Regardless of what the Constitution says, the GOP is standing firm on their threat of obstructionism.

What about the fact Regan made an appoint to SOCTUS that was confirmed in 1988 just a few months prior to the end of Regan’s second term? Well, that doesn’t count because that dude was nominated by Regan in the last months of 1987

The GOP and their supporters have another arrow in their quiver as well. In 1960, the Senate passed a sense of the Senate resolution, introduced by Senator Philip A. Hart (D), which stated that recess appointments should not be made to the Supreme Court ‘except under unusual circumstances and for the purpose of preventing or ending a demonstrable breakdown in the administration of the Court’s business.’ ” So HAH, take that Democrats; you guys blocked the recess appointment of SCOTUS and we are totally playing by your rules!

(It is worth noting that Ronald Kessler lauded Senator Hart in his book Inside Congress “as one of the few truly honorable men who served in the Senate. He pointed out an incident where the Senator refused even a box of chocolates as a gift from a lobbyist.”)

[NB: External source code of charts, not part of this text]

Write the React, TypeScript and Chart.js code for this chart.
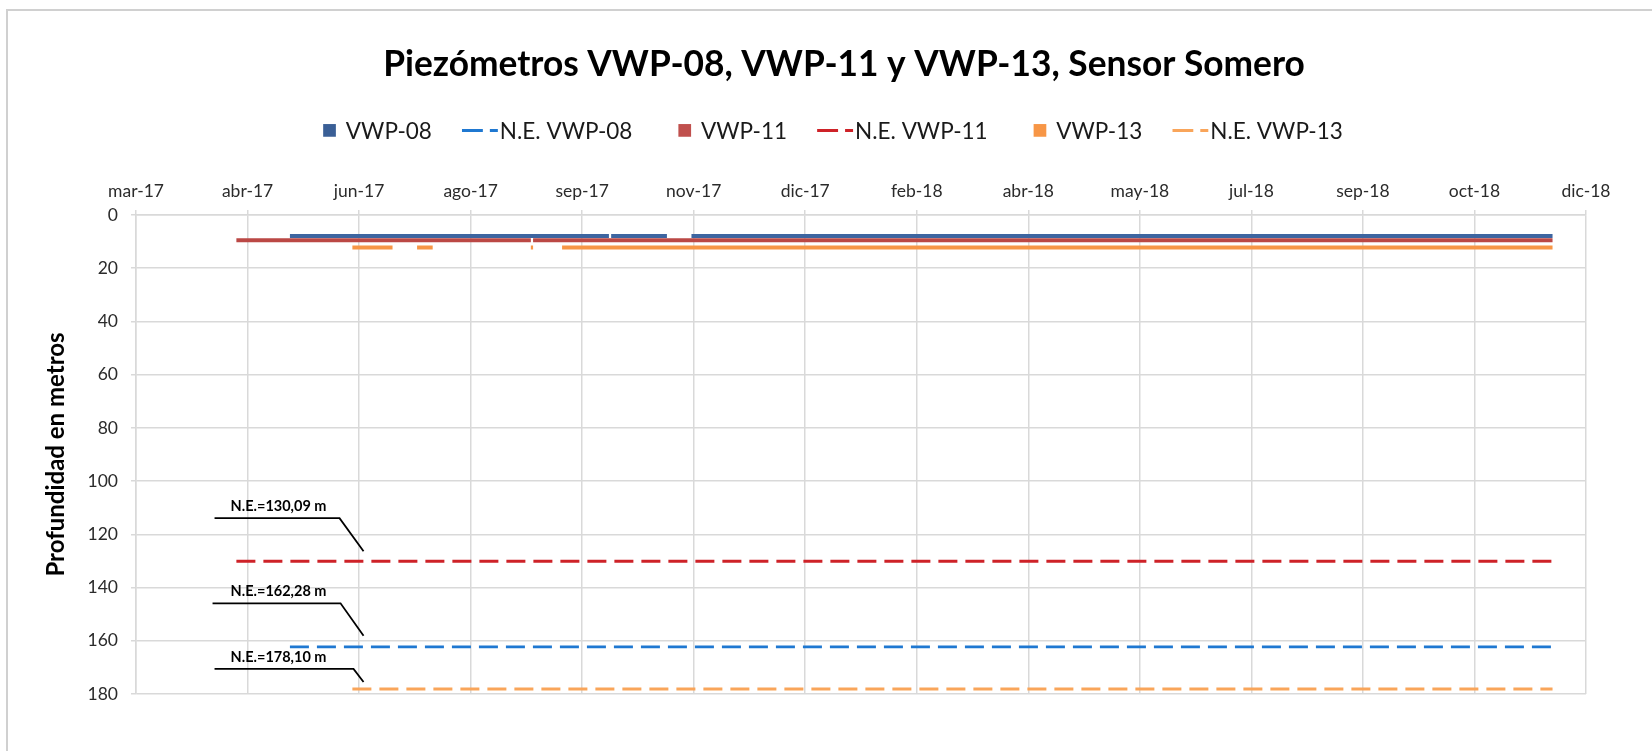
import React, { useEffect, useRef } from 'react';
import { Chart, registerables } from 'chart.js';

Chart.register(...registerables);

// ---------- DATA ----------
const TITLE = 'Piezómetros VWP-08, VWP-11 y VWP-13, Sensor Somero';
const Y_TITLE = 'Profundidad en metros';

const AXIS_START = '2017-03-05';
const TICK_STEP_DAYS = 50;
const X_TICK_LABELS = ['mar-17', 'abr-17', 'jun-17', 'ago-17', 'sep-17', 'nov-17', 'dic-17', 'feb-18', 'abr-18', 'may-18', 'jul-18', 'sep-18', 'oct-18', 'dic-18'];
const Y_MIN = 0;
const Y_MAX = 180;
const Y_STEP = 20;

const SERIES_LABELS = ['VWP-08', 'N.E. VWP-08', 'VWP-11', 'N.E. VWP-11', 'VWP-13', 'N.E. VWP-13'];

// measured depth (m); null = no data (gap)
const VWP08_DATES = ['2017-05-13', '2017-10-03', '2017-10-03', '2017-10-04', '2017-10-29', '2017-11-01', '2017-11-09', '2018-11-30'];
const VWP08_DEPTH = [7.9, 7.9, null, 7.9, 7.9, null, 7.9, 7.9];

const VWP11_DATES = ['2017-04-19', '2017-08-29', '2017-08-29', '2017-08-30', '2018-11-30'];
const VWP11_DEPTH = [9.5, 9.5, null, 9.5, 9.5];

const VWP13_DATES = ['2017-06-10', '2017-06-28', '2017-07-01', '2017-07-09', '2017-07-16', '2017-08-01', '2017-08-29', '2017-08-30', '2017-09-01', '2017-09-12', '2018-11-30'];
const VWP13_DEPTH = [12.2, 12.2, null, 12.2, 12.2, null, 12.2, 12.2, null, 12.2, 12.2];

const NE_VWP08_DATES = ['2017-05-13', '2018-11-30'];
const NE_VWP08_DEPTH = [162.28, 162.28];
const NE_VWP11_DATES = ['2017-04-19', '2018-11-30'];
const NE_VWP11_DEPTH = [130.09, 130.09];
const NE_VWP13_DATES = ['2017-06-10', '2018-11-30'];
const NE_VWP13_DEPTH = [178.1, 178.1];

const NE_CALLOUT_TEXTS = ['N.E.=130,09 m', 'N.E.=162,28 m', 'N.E.=178,10 m'];
const NE_CALLOUT_VALUES = [130.09, 162.28, 178.1];
const NE_CALLOUT_DATE = '2017-06-15';

// ---------- helpers ----------
const DAY = 86400000;
const toDay = (d: string) => (Date.parse(d) - Date.parse(AXIS_START)) / DAY;
const toPoints = (dates: string[], vals: (number | null)[]) => dates.map((d, i) => ({ x: toDay(d), y: vals[i] }));

const FONT = 'Lato, "Open Sans", sans-serif';

const COLORS = {
  vwp08: '#3D65A0', vwp08Legend: '#3A5F96',
  vwp11: '#BB4845', vwp11Legend: '#C0504D',
  vwp13: '#F79646', vwp13Legend: '#F79646',
  ne08: '#1F78D1', ne11: '#CE2228', ne13: '#F9A55A',
};

const CALLOUT_GEOMETRY = [
  { endDy: -10, elbowDx: -24, elbowDy: -43, leftDx: -149 },
  { endDy: -11, elbowDx: -23, elbowDy: -43.5, leftDx: -151 },
  { endDy: -7, elbowDx: -10, elbowDy: -20, leftDx: -149 },
];

const overlayPlugin = {
  id: 'overlay',
  afterDatasetsDraw(chart: any) {
    const ctx = chart.ctx;
    const xs = chart.scales.x;
    const ys = chart.scales.y;
    const endX = xs.getPixelForValue(toDay(NE_CALLOUT_DATE));
    ctx.save();
    NE_CALLOUT_TEXTS.forEach((t, i) => {
      const g = CALLOUT_GEOMETRY[i];
      const yv = ys.getPixelForValue(NE_CALLOUT_VALUES[i]);
      const ey = yv + g.endDy;
      const elY = yv + g.elbowDy;
      ctx.beginPath();
      ctx.strokeStyle = '#000';
      ctx.lineWidth = 1.8;
      ctx.moveTo(endX + g.leftDx, elY);
      ctx.lineTo(endX + g.elbowDx, elY);
      ctx.lineTo(endX, ey);
      ctx.stroke();
      ctx.fillStyle = '#000';
      ctx.font = `bold 14.5px ${FONT}`;
      ctx.textAlign = 'center';
      ctx.textBaseline = 'alphabetic';
      ctx.fillText(t, endX - 85, elY - 7);
    });
    ctx.restore();
  },
  afterDraw(chart: any) {
    const ctx = chart.ctx;
    ctx.save();
    // title
    ctx.fillStyle = '#000';
    ctx.font = `bold 35.3px ${FONT}`;
    ctx.textAlign = 'center';
    ctx.textBaseline = 'alphabetic';
    ctx.fillText(TITLE, 844, 76);

    // legend
    const items = chart.data.datasets.map((ds: any) => ds);
    ctx.font = `22.5px ${FONT}`;
    const layout: any[] = [];
    let total = 0;
    items.forEach((ds: any, i: number) => {
      const isSquare = ds.legendKind === 'square';
      const sw = isSquare ? 12.7 : 36;
      const gap = isSquare ? 10 : 2;
      const tw = ctx.measureText(ds.label).width;
      const before = i === 0 ? 0 : (isSquare ? 46 : 30);
      layout.push({ ds, isSquare, sw, gap, tw, before });
      total += before + sw + gap + tw;
    });
    let x = 833 - total / 2;
    const cy = 130.4;
    layout.forEach((it) => {
      x += it.before;
      if (it.isSquare) {
        ctx.fillStyle = it.ds.legendColor;
        ctx.fillRect(x, cy - 6.35, it.sw, 12.7);
      } else {
        ctx.save();
        ctx.beginPath();
        ctx.rect(x, cy - 5, it.sw, 10);
        ctx.clip();
        ctx.strokeStyle = it.ds.borderColor;
        ctx.lineWidth = 3;
        ctx.setLineDash([21, 7]);
        ctx.beginPath();
        ctx.moveTo(x, cy);
        ctx.lineTo(x + it.sw + 20, cy);
        ctx.stroke();
        ctx.restore();
      }
      x += it.sw + it.gap;
      ctx.fillStyle = '#1a1a1a';
      ctx.textAlign = 'left';
      ctx.textBaseline = 'alphabetic';
      ctx.fillText(it.ds.label, x, 139);
      x += it.tw;
    });
    ctx.restore();
  },
};

export default function App() {
  const ref = useRef<HTMLCanvasElement | null>(null);

  useEffect(() => {
    if (!ref.current) return;
    const thick = (label: string, color: string, legendColor: string, data: any[]) => ({
      label, data, borderColor: color, backgroundColor: color, borderWidth: 4, pointRadius: 0,
      spanGaps: false, fill: false, tension: 0, borderCapStyle: 'butt', legendKind: 'square', legendColor,
    });
    const dashed = (label: string, color: string, data: any[], width: number) => ({
      label, data, borderColor: color, backgroundColor: color, borderWidth: width, pointRadius: 0,
      spanGaps: false, fill: false, tension: 0, borderDash: [19, 8], borderCapStyle: 'butt', legendKind: 'line', legendColor: color,
    });

    const gridColor = '#D9D9D9';
    const lastTick = TICK_STEP_DAYS * (X_TICK_LABELS.length - 1);

    const chart = new Chart(ref.current, {
      type: 'line',
      data: {
        datasets: [
          thick(SERIES_LABELS[0], COLORS.vwp08, COLORS.vwp08Legend, toPoints(VWP08_DATES, VWP08_DEPTH)),
          dashed(SERIES_LABELS[1], COLORS.ne08, toPoints(NE_VWP08_DATES, NE_VWP08_DEPTH), 2.6),
          thick(SERIES_LABELS[2], COLORS.vwp11, COLORS.vwp11Legend, toPoints(VWP11_DATES, VWP11_DEPTH)),
          dashed(SERIES_LABELS[3], COLORS.ne11, toPoints(NE_VWP11_DATES, NE_VWP11_DEPTH), 3),
          thick(SERIES_LABELS[4], COLORS.vwp13, COLORS.vwp13Legend, toPoints(VWP13_DATES, VWP13_DEPTH)),
          dashed(SERIES_LABELS[5], COLORS.ne13, toPoints(NE_VWP13_DATES, NE_VWP13_DEPTH), 3),
        ] as any,
      },
      options: {
        animation: false,
        responsive: false,
        maintainAspectRatio: false,
        parsing: false as any,
        normalized: true,
        layout: { padding: { left: 0, top: 0, right: 66, bottom: 57 } },
        plugins: {
          legend: { display: false },
          title: { display: false },
          tooltip: { enabled: false },
        },
        scales: {
          x: {
            type: 'linear',
            position: 'top',
            min: 0,
            max: lastTick,
            afterBuildTicks: (scale: any) => {
              scale.ticks = X_TICK_LABELS.map((_, i) => ({ value: i * TICK_STEP_DAYS }));
            },
            afterFit: (scale: any) => { scale.height = 215; },
            ticks: {
              autoSkip: false,
              maxRotation: 0,
              padding: 8,
              color: '#2b2b2b',
              font: { family: FONT, size: 17.5 },
              callback: (_v: any, i: number) => X_TICK_LABELS[i],
            },
            grid: { color: gridColor, lineWidth: 1.5, tickLength: 5, drawTicks: true },
            border: { display: true, color: gridColor, width: 1.5 },
          },
          y: {
            type: 'linear',
            reverse: true,
            min: Y_MIN,
            max: Y_MAX,
            afterFit: (scale: any) => { scale.width = 136; },
            ticks: {
              stepSize: Y_STEP,
              padding: 13,
              color: '#2b2b2b',
              font: { family: FONT, size: 17.5 },
            },
            grid: { color: gridColor, lineWidth: 1.5, tickLength: 5, drawTicks: true },
            border: { display: true, color: gridColor, width: 1.5 },
            title: {
              display: true,
              text: Y_TITLE,
              color: '#000',
              font: { family: FONT, size: 24, weight: 'bold' },
              padding: { top: 42, bottom: 0 },
            },
          },
        },
      },
      plugins: [overlayPlugin],
    } as any);
    return () => chart.destroy();
  }, []);

  return (
    <div style={{ position: 'fixed', left: 0, top: 0, width: 1652, height: 751, overflow: 'hidden', background: '#fff' }}>
      <div style={{ position: 'absolute', left: 6, top: 9, width: 1800, height: 900, border: '2px solid #D0D0D0', boxSizing: 'border-box' }} />
      <canvas ref={ref} width={1652} height={751} style={{ position: 'absolute', left: 0, top: 0, width: 1652, height: 751 }} />
    </div>
  );
}
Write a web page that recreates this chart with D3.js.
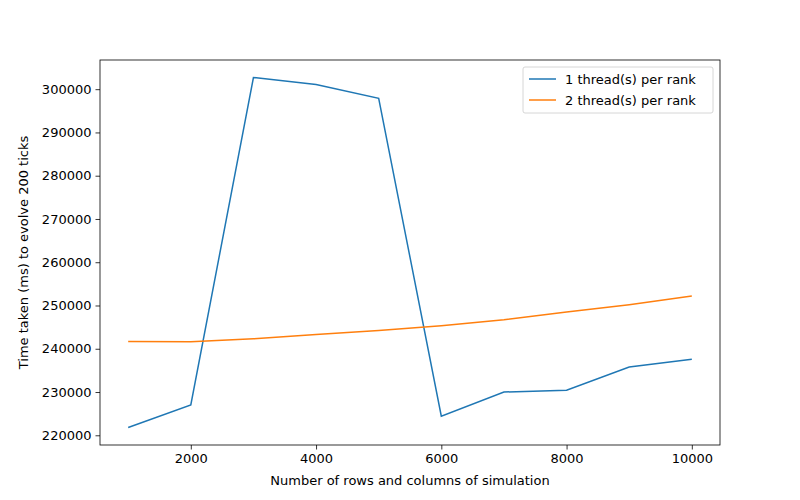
<!DOCTYPE html>
<html><head><meta charset="utf-8">
<script src="https://cdn.jsdelivr.net/npm/d3@7"></script>
<style>body{margin:0;background:#fff}text{font-family:"DejaVu Sans",sans-serif}</style>
</head><body><svg id="chart" width="800" height="500"></svg>
<script>
const sizes = [1000, 2000, 3000, 4000, 5000, 6000, 7000, 8000, 9000, 10000];
const oneThread = [221800, 227000, 302700, 301100, 297900, 224400, 230000, 230400, 235800, 237600];
const twoThread = [241700, 241600, 242300, 243300, 244200, 245300, 246700, 248500, 250200, 252200];
const seriesNames = ['1 thread(s) per rank', '2 thread(s) per rank'];
const colours = ['#1f77b4', '#ff7f0e'];

const m = {left: 100, right: 720, top: 60, bottom: 445};
const fs = '13px';
const svg = d3.select('#chart');

const x = d3.scaleLinear().domain([550, 10450]).range([m.left, m.right]);
const yMin = 221800, yMax = 302700, pad = (yMax - yMin) * 0.05;
const y = d3.scaleLinear().domain([yMin - pad, yMax + pad]).range([m.bottom, m.top]);

const xAxis = svg.append('g').attr('transform', `translate(0,${m.bottom})`)
  .call(d3.axisBottom(x).tickValues([2000, 4000, 6000, 8000, 10000]).tickFormat(d3.format('d')).tickSizeOuter(0).tickSize(4.5).tickPadding(4));
const yAxis = svg.append('g').attr('transform', `translate(${m.left},0)`)
  .call(d3.axisLeft(y).ticks(9).tickFormat(d3.format('d')).tickSizeOuter(0).tickSize(4.5).tickPadding(4));
[xAxis, yAxis].forEach(a => {
  a.select('.domain').remove();
  a.selectAll('text').style('font-size', fs).attr('fill', '#000');
  a.selectAll('line').attr('stroke', '#000').attr('stroke-width', 0.8);
});

svg.append('rect').attr('x', m.left).attr('y', m.top)
  .attr('width', m.right - m.left).attr('height', m.bottom - m.top)
  .attr('fill', 'none').attr('stroke', '#000').attr('stroke-width', 0.8);

const line = d3.line().x((d, i) => x(sizes[i])).y(d => y(d));
[oneThread, twoThread].forEach((s, k) => {
  svg.append('path').datum(s).attr('d', line)
    .attr('fill', 'none').attr('stroke', colours[k]).attr('stroke-width', 1.5);
});

svg.append('text').attr('x', (m.left + m.right) / 2).attr('y', 485)
  .attr('text-anchor', 'middle').style('font-size', fs)
  .text('Number of rows and columns of simulation');
svg.append('text').attr('transform', `translate(28,${(m.top + m.bottom) / 2}) rotate(-90)`)
  .attr('text-anchor', 'middle').style('font-size', fs)
  .text('Time taken (ms) to evolve 200 ticks');

const lg = svg.append('g').attr('transform', 'translate(523,67)');
lg.append('rect').attr('width', 190).attr('height', 46).attr('rx', 2)
  .attr('fill', '#fff').attr('stroke', '#ccc').attr('stroke-width', 0.8);
seriesNames.forEach((n, k) => {
  const yy = 12 + k * 21;
  lg.append('line').attr('x1', 6).attr('x2', 33).attr('y1', yy).attr('y2', yy)
    .attr('stroke', colours[k]).attr('stroke-width', 1.5);
  lg.append('text').attr('x', 42).attr('y', yy + 4.5).style('font-size', fs).text(n);
});
</script></body></html>
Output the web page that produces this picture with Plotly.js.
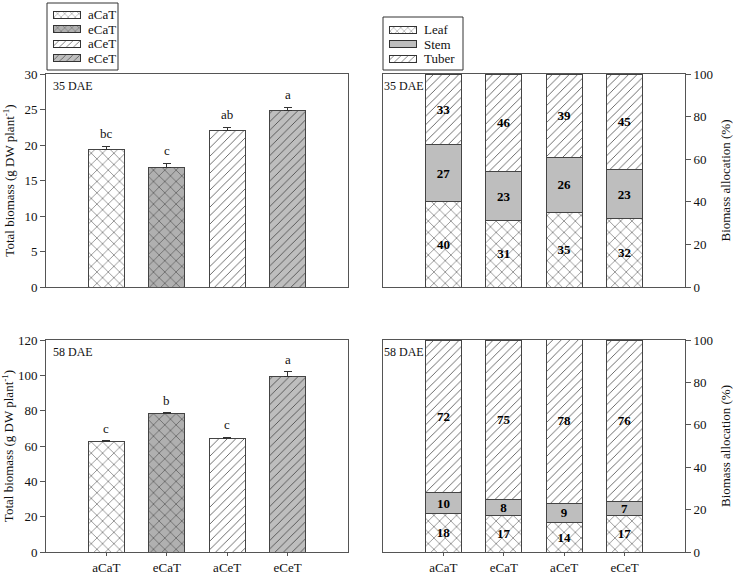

The trouble is, the resolution isn’t 1) the Constitution of the USA and 2) it was done in regards to retirement of a SCOTUS Justice, not the death of one.

At the time, Eisenhower had appointed several Supreme Court Justices, some of whom were last minute recess appointments, including the appointment of liberal Justice William J. Brennan in order to make voters in the NE happy before the 1956 election. The  Senate Democrats at the time were afraid that a conservative justice or two would retire and allow Eisenhower to fill those slots before the 1960 election, which looked to be a nail biter (and it was indeed as close as a whisker) between John F. Kennedy and Richard Nixon. BUT the Senate resolution included the phrase about the”breakdown in administration” just in case of a death where an appointment would NEED to happen.

In fairness, a retirement from a Supreme Court justice at this time could allow the GOP to call dirty pool on the Democrats under the 1960 resolution, but Scalia’s death moots it.

History and context are readily available to even the most casual researcher. Sadly, history and context cannot fit in sound bites so no one bothers.